In 326 BCE, the mighty army of Alexander the Great was exhausted. Tired of monsoon rains and fruitless fighting in India, Alexander’s forces mutinied and demanded a retreat. But their bad luck followed them home. While marching along the Indus River, the water’s current suddenly reversed and a massive wave crashed down on the weary soldiers. This unexpected event was a tidal bore, a phenomenon that occurs when extremely high tides push seawater up a river. The wave was likely quite the shock for Alexander, who was accustomed to the Mediterranean’s mild tides. But tidal bores are just one of many ways tides can surprise.
2,000 years after Alexander, Isaac Newton deciphered the laws of gravity and offered the first gravitational explanation of tides. As Newton correctly identified, tides are choreographed by the motions of celestial objects, and Earth’s tides in particular are mostly driven by the Moon. Many coastal communities connected lunar and tidal activity long before Newton, but the precise nature of this relationship is actually quite nuanced.
The attractive force of gravity gets weaker with distance, so the Moon’s gravity tugs strongest on the side of the Earth that faces it.

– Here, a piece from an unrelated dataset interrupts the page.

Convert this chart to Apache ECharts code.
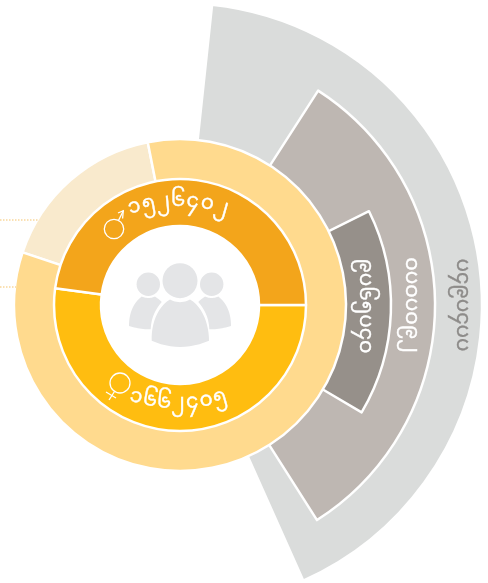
<!DOCTYPE html>
<html>
<head>
<meta charset="utf-8">
<style>html,body{margin:0;background:#fff}#echarts{width:488px;height:583px}</style>
<script src="https://cdn.jsdelivr.net/npm/echarts@6/dist/echarts.min.js"></script>
</head>
<body>
<div id="echarts"></div>
<script>
// inner ring: people by sex, labels are the values in Myanmar digits
var sexNames = ['male', 'female'];
var sexValues = [1526402, 1662405];
var maleLabel = '၁၅၂၆၄၀၂';
var femaleLabel = '၁၆၆၂၄၀၅';

// outer yellow ring, share in percent
var ringNames = ['pale', 'rest'];
var ringValues = [16.75, 83.25];

// grey fans on the right, span in degrees
var fanNames = ['outer', 'middle', 'inner'];
var fanSpans = [149.8, 114.7, 57];
var fanStarts = [6.1, 32.8, 63.6];
var fanOuter = [302, 255, 211];
var fanColors = ['#dadcdb', '#beb7b2', '#96908a'];
var fanLabels = ['ပ၄၉ပ၄ပပ', 'ဝပဝပဝ၉၂', '၉ပ၆၅ပ၄ဝ'];

var myChart = echarts.init(document.getElementById('echarts'));
var cx = 180, cy = 305;
var font = '"Noto Sans Myanmar","Noto Sans",sans-serif';

function ring(radius, start, items) {
    return {
        type: 'pie',
        silent: true,
        center: [cx, cy],
        radius: radius,
        startAngle: start,
        clockwise: true,
        label: {show: false},
        labelLine: {show: false},
        data: items
    };
}

function filled(color) {
    return {color: color, borderColor: '#fff', borderWidth: 2.5};
}

var series = [];
for (var i = 0; i < fanNames.length; i++) {
    series.push(ring([165, fanOuter[i]], 90 - fanStarts[i], [
        {name: fanNames[i], value: fanSpans[i], itemStyle: filled(fanColors[i])},
        {name: 'gap', value: 360 - fanSpans[i], itemStyle: {color: 'transparent', borderWidth: 0}}
    ]));
}
series.push(ring([125, 166], 90 - 288.5, [
    {name: ringNames[0], value: ringValues[0], itemStyle: filled('#f9eacd')},
    {name: ringNames[1], value: ringValues[1], itemStyle: filled('#ffda8e')}
]));
series.push(ring([79, 126], 0, [
    {name: sexNames[1], value: sexValues[1], itemStyle: filled('#ffbd10')},
    {name: sexNames[0], value: sexValues[0], itemStyle: filled('#f3a51b')}
]));

var graphic = [];

function glyph(c, x, y, rot, size, fill) {
    graphic.push({
        type: 'text', x: x, y: y, rotation: rot, silent: true, z: 10,
        style: {text: c, x: 0, y: 0, align: 'center', verticalAlign: 'middle', font: size + 'px ' + font, fill: fill, stroke: fill, lineWidth: 0.4}
    });
}

// labels that bend round the doughnut, one glyph at a time
function arcText(text, ax, ay, r, step, size, flip) {
    var chars = text.split('');
    for (var k = 0; k < chars.length; k++) {
        var t = (k - (chars.length - 1) / 2) * step;
        var a = t * Math.PI / 180;
        var x = ax + r * Math.sin(a);
        var y = flip ? ay + r * Math.cos(a) : ay - r * Math.cos(a);
        glyph(chars[k], x, y, flip ? a : -a, size, '#fff');
    }
}
arcText(maleLabel, 178, 360, 156, 5.3, 20, false);
arcText(femaleLabel, 178, 250, 156, 5.3, 20, true);

// labels on the fans read from top to bottom
glyph(fanLabels[0], 459, 305, -Math.PI / 2, 20, '#8d8b89');
glyph(fanLabels[1], 408, 305, -Math.PI / 2, 20, '#fff');
glyph(fanLabels[2], 362, 306, -Math.PI / 2, 20, '#fff');

// dotted leaders on the left
[[220, 38], [287, 16]].forEach(function (l) {
    graphic.push({
        type: 'line', silent: true, z: 10,
        shape: {x1: 0, y1: l[0], x2: l[1], y2: l[0]},
        style: {stroke: '#f9d79c', lineWidth: 1.5, lineDash: [1.5, 1.5]}
    });
});

// outline from cubic pieces, the graphic component has no pathData
function outlinePts(start, curves) {
    var pts = [start], p = start;
    curves.forEach(function (c) {
        for (var n = 1; n <= 12; n++) {
            var t = n / 12, u = 1 - t;
            pts.push([
                u * u * u * p[0] + 3 * u * u * t * c[0] + 3 * u * t * t * c[2] + t * t * t * c[4],
                u * u * u * p[1] + 3 * u * u * t * c[1] + 3 * u * t * t * c[3] + t * t * t * c[5]
            ]);
        }
        p = [c[4], c[5]];
    });
    return pts;
}

// people icon
var icon = '#e4e5e7';
[[180, 280.7, 17.5], [148.3, 284.3, 11.7], [211.7, 284.3, 11.7]].forEach(function (h) {
    graphic.push({type: 'circle', silent: true, z: 10, shape: {cx: h[0], cy: h[1], r: h[2]}, style: {fill: icon}});
});
var bigBody = outlinePts([170, 299.5], [
    [176, 303, 184, 303, 190, 299.5],
    [203, 307, 209, 325, 209, 340.7],
    [190, 349, 170, 349, 151.7, 340.7],
    [151, 325, 157, 307, 170, 299.5]
]);
var leftBody = outlinePts([141.7, 296.5], [
    [146, 298.5, 151, 298.5, 155, 296.5],
    [157, 298, 160, 300, 161.7, 302],
    [154, 311, 151, 320, 150.7, 329.3],
    [143, 329.5, 136, 328, 129, 326],
    [129, 315, 132, 304, 141.7, 296.5]
]);
var rightBody = leftBody.map(function (p) { return [360 - p[0], p[1]]; });
[bigBody, leftBody, rightBody].forEach(function (b) {
    graphic.push({type: 'polygon', silent: true, z: 10, shape: {points: b}, style: {fill: icon}});
});

// sex symbols
var mark = {fill: 'none', stroke: '#fff', lineWidth: 1.3};
graphic.push({type: 'circle', silent: true, z: 10, shape: {cx: 114, cy: 229, r: 9.7}, style: mark});
graphic.push({type: 'polyline', silent: true, z: 10, shape: {points: [[118.5, 220.5], [123.3, 210.7]]}, style: mark});
graphic.push({type: 'polyline', silent: true, z: 10, shape: {points: [[118, 213], [123.3, 210.7], [122.6, 218.5]]}, style: mark});
graphic.push({type: 'circle', silent: true, z: 10, shape: {cx: 120, cy: 383, r: 10}, style: mark});
graphic.push({type: 'polyline', silent: true, z: 10, shape: {points: [[114.5, 391.5], [109, 400]]}, style: mark});
graphic.push({type: 'polyline', silent: true, z: 10, shape: {points: [[106, 392], [116, 398]]}, style: mark});

var option = {
    animation: false,
    series: series,
    graphic: graphic
};
myChart.setOption(option);
</script>
</body>
</html>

There, gravity pulls the oceans up into what’s called a tidal bulge. Yet at the same time, another tidal bulge forms on the planet’s opposite side. This might seem like gravity defying behavior. But that’s because we often think of the Moon as orbiting the Earth, when in reality, the Earth and Moon orbit each other around a shared center of mass roughly 1,700 kilometers below the planet’s surface. In this context, the Earth is like a child holding on to a carousel. And just like a rider’s hair flies out behind them, Earth's water stretches away to create that second tidal bulge. Within that orbit, the Earth rotates once a day, moving points on its surface in and out of these bulges. This results in two daily high tides when areas are inside each bulge, and two daily low tides when places are between them.
But as Newton recognized, it’s not just the Moon’s gravity that pulls on Earth— our Sun tugs the tides, too. In fact, the Sun is why tidal strength varies with the phases of the Moon. Lunar phases coincide with different gravitational lineups of the Moon, Sun, and Earth. For example, high tides are highest when the Moon is full, creating extreme spring tides. And low tides are lowest when the Moon is half-full, making tiny neap tides. Subtleties in the orbits of these celestial bodies introduce even more complexities and tidal varieties. And the strength of all these tides depends on the local landscape. Flat, enclosed lakes and seas generate the weakest tides, while bays and narrow inlets produce the strongest.
Well, at least the strongest tides on Earth— there are even more dramatic tidal forces on our solar system's other celestial bodies. Millennia of Jupiter and Saturn’s gravitational kneading has generated enough heat on their respective moons of Enceladus and Europa to create oceans beneath their icy crusts. Jupiter’s moon Io endures the strongest tidal forces in the solar system, fueling intense volcanic activity. And in other planetary systems, some planets orbit so close to their stars that extreme tidal forces lock them in place. This tidal locking can leave the sun-facing hemisphere boiling while the other freezes in eternal night.
You won’t find a half-melting, tidally-locked planet in our solar system, but given enough time, tidal forces would lock the Earth to the Moon. As Earth’s oceans churn to keep pace with the Moon, the water creates friction that slows our planet's rotation. And after roughly 50 billion years, this process will have slowed Earth down enough for it to become tidally locked to the Moon. But before you start to sweat, you can take solace in the knowledge that the Sun will have already died and taken Earth with it billions of years earlier.